I'm not sure Carrière's paintings can be taken in large doses, though that can be said for many artists. Certainly the works of his that I saw in the Orsay were striking as well as intriguing. If I were filthy rich, I wouldn't mind having a not-so-misty one on a nearby wall.



posted by Donald at September 8, 2009


Very lovely, especially the sick child.

Posted by: hello on September 9, 2009 8:08 AM

Those are like absinthe on canvas.

Posted by: dzot on September 9, 2009 11:50 PM


Posted by: Peter L. Winkler on September 10, 2009 2:57 AM

These strike me as less paintings than oil-paint versions of tonal charcoal drawings. Don't get me wrong, I rather like tonal charcoal drawings, and making 'painted drawings' also strikes me as hunky-dory. I have seen some of Carriere's work, however, that is much more 'abrupt', in much the same sense that Manet's paintings are; that is, there is a suppression of blending and a foregrounding of individual "paint patches." Those works of Carriere reminded me a lot of the sketchier products of the Italian Macchioli.

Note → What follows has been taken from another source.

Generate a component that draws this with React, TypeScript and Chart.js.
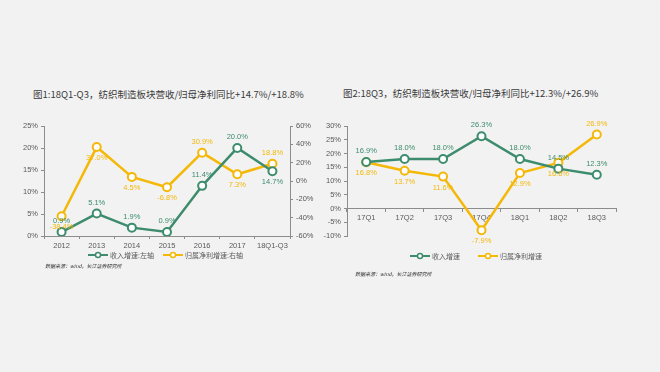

My main question is how colorful these are in person; usually real paintings have more color in them than you'd expect from reproductions; is that true here?

Posted by: Friedrich von Blowhard on September 10, 2009 11:58 AM

Friedrich -- It's been 3 1/2 months since I saw the paintings so I've forgotten anything I might have noticed regarding color variety. Except, perhaps, that none of the 2 or 3 on display struck me as being strictly monochrome. On the other hand, they were hardly bright and colorful. And on the third and final hand, being 100+ years old, it's possible that they might have darkened. Or not; but that's part of the Carrière mystique, I suppose.

Posted by: Donald Pittenger on September 10, 2009 12:10 PM

One must definitely agree that at large doses his paintings start to look somewhat repetitive and that this cloth technique - though inventive - becomes a little boring after a while.
Nevertheless, his almost monochromatic pallete strikes me somehow and, can't really tell why, his portraits (look at that Verlaine!) brings Rembrandt - and the Macchiaioli, well remembered -to my mind.